▶ Information provided

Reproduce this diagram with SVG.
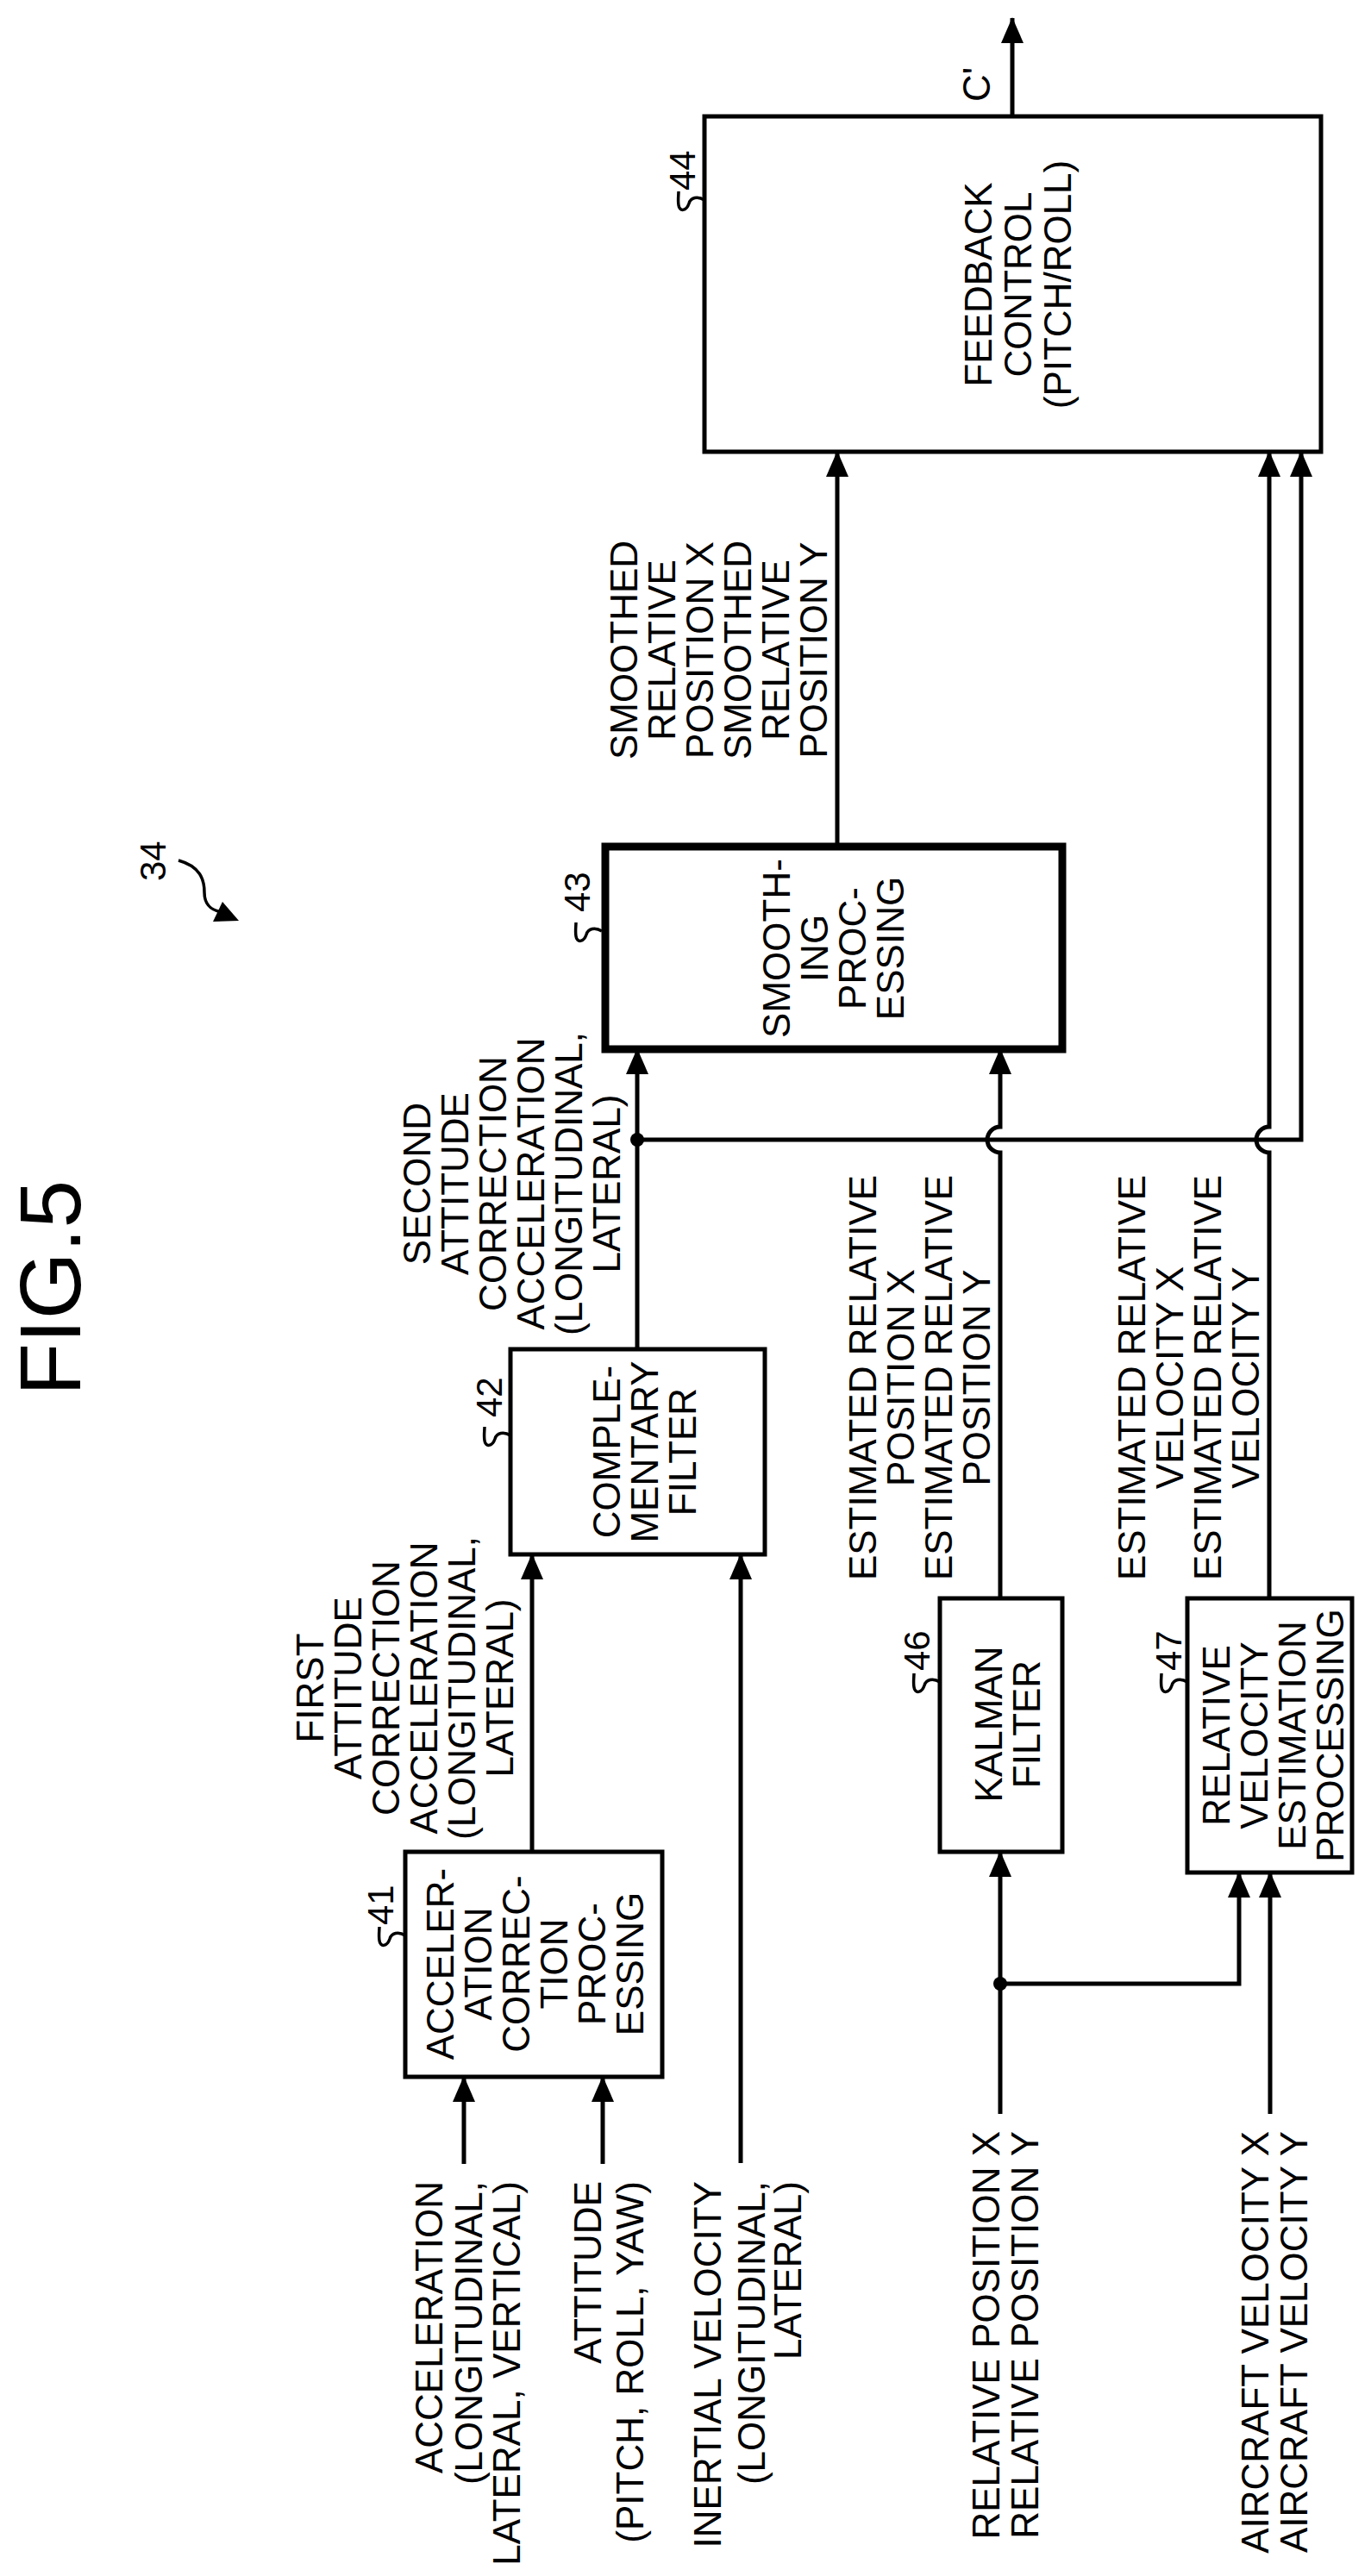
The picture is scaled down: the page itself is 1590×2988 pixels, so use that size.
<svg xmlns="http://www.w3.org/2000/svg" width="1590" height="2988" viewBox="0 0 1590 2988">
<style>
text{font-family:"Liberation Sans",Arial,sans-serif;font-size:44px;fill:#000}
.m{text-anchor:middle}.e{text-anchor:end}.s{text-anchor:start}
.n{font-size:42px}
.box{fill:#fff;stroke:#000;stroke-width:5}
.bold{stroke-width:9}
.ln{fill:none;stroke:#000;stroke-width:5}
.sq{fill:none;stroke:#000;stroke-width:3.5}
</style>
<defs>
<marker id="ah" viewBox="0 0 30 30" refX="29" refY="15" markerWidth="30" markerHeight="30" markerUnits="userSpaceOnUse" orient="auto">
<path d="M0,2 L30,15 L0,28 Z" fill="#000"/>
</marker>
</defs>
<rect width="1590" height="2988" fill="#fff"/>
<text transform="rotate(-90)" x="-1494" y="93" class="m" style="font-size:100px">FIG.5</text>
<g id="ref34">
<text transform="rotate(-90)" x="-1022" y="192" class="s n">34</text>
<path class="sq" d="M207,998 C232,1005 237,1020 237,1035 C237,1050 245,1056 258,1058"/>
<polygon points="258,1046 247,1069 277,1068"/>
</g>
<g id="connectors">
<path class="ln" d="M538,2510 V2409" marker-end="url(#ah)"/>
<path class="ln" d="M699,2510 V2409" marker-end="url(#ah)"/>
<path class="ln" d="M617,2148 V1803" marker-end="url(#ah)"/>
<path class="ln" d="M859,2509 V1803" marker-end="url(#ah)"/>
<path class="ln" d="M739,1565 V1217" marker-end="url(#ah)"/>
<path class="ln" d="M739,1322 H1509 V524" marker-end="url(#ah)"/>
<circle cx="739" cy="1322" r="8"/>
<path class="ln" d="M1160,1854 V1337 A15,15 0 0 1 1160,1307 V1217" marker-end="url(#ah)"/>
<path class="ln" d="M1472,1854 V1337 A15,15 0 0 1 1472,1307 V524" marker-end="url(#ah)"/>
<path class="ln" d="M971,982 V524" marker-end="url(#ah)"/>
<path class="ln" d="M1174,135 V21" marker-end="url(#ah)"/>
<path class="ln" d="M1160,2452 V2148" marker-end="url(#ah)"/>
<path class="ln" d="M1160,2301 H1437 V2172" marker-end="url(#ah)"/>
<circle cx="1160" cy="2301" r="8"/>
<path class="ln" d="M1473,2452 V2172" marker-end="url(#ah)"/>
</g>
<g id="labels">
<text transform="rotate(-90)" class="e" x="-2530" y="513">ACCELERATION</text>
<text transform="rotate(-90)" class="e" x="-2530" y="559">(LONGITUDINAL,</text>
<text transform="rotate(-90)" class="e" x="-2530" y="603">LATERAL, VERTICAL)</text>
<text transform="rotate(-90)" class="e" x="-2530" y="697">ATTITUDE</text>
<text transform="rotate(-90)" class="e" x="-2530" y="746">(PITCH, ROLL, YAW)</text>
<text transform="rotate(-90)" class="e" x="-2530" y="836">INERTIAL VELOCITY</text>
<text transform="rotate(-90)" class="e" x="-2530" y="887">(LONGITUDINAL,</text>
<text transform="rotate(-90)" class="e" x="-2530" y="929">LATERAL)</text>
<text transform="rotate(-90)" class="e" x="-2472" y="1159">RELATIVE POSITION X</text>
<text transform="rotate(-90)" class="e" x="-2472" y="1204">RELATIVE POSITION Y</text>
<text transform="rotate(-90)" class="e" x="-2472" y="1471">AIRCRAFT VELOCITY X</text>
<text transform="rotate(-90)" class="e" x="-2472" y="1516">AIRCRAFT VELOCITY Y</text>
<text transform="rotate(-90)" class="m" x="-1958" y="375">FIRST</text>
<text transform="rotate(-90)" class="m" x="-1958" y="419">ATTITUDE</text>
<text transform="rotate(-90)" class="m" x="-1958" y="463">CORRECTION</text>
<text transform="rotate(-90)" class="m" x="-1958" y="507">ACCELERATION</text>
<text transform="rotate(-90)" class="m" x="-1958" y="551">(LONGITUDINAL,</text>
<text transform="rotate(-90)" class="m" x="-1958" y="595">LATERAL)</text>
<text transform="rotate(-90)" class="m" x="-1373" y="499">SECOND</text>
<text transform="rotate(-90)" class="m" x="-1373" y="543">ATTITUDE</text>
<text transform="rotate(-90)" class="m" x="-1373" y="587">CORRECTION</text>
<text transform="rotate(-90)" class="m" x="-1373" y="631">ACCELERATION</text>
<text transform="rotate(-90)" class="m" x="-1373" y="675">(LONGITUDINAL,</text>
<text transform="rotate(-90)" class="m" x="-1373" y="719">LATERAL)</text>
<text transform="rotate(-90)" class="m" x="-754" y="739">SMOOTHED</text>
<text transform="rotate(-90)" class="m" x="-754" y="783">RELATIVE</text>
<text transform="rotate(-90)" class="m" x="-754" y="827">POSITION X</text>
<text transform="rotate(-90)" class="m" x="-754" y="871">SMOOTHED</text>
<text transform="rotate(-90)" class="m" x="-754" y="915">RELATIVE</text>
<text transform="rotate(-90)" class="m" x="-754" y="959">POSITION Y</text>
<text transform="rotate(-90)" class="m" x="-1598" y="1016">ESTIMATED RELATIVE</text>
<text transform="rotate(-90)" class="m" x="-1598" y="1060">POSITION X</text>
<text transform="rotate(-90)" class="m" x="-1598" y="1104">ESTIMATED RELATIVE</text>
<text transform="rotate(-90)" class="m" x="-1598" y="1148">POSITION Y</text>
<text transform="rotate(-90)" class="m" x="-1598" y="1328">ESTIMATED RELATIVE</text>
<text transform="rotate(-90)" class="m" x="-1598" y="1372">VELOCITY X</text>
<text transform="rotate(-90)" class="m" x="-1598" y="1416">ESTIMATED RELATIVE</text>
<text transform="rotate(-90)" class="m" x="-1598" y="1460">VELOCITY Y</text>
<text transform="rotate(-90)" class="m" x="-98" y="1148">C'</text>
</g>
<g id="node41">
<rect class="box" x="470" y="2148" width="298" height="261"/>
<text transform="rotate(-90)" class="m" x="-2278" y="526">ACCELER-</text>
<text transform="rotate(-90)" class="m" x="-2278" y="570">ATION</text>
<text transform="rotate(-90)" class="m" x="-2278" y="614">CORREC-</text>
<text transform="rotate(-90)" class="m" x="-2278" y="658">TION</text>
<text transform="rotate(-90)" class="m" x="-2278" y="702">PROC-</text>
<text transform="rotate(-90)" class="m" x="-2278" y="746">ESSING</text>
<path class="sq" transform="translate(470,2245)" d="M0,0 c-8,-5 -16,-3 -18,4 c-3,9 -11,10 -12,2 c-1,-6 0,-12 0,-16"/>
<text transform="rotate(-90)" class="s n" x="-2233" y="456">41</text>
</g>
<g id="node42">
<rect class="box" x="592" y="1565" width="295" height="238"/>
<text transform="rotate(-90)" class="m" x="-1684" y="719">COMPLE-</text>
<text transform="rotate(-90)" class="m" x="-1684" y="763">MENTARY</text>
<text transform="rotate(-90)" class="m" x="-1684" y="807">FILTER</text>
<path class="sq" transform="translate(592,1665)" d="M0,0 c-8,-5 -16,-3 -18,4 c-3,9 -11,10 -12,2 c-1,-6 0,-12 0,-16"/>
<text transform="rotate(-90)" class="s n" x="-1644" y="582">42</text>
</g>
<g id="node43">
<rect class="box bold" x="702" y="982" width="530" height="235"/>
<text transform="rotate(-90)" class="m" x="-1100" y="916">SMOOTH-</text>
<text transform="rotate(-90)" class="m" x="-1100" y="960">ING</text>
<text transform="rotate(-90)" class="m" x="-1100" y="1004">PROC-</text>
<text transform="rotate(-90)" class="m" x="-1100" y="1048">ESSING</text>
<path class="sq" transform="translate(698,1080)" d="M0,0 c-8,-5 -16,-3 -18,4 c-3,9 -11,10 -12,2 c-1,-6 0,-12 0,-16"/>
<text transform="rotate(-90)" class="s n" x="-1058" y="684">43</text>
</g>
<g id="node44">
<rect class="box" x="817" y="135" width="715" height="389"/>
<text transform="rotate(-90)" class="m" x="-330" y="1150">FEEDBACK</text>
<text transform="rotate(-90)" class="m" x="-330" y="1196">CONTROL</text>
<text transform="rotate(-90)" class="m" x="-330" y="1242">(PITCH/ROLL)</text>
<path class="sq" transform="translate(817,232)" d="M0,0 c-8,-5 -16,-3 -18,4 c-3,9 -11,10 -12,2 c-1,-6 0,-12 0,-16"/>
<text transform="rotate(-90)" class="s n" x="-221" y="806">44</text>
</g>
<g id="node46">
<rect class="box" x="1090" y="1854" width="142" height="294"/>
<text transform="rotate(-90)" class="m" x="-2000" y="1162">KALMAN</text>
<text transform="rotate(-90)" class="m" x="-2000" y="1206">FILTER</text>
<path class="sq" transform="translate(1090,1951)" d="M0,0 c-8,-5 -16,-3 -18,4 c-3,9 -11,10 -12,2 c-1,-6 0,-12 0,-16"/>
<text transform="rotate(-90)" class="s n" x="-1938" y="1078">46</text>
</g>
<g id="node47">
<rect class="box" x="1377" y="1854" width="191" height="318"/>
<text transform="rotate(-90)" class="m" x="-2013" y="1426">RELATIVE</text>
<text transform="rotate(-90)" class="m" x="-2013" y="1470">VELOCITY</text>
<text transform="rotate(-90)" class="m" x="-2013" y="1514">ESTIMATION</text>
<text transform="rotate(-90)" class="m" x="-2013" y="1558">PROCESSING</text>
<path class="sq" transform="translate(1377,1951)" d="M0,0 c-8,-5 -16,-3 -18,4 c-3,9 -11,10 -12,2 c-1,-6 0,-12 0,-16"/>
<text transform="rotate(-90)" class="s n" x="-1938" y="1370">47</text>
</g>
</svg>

▶ Your instructions
Isolate the lines above that contain the word "size" and copy them.

▶ Reply
The picture is scaled down: the page itself is 1590×2988 pixels, so use that size.
text{font-family:"Liberation Sans",Arial,sans-serif;font-size:44px;fill:#000}
.n{font-size:42px}
<text transform="rotate(-90)" x="-1494" y="93" class="m" style="font-size:100px">FIG.5</text>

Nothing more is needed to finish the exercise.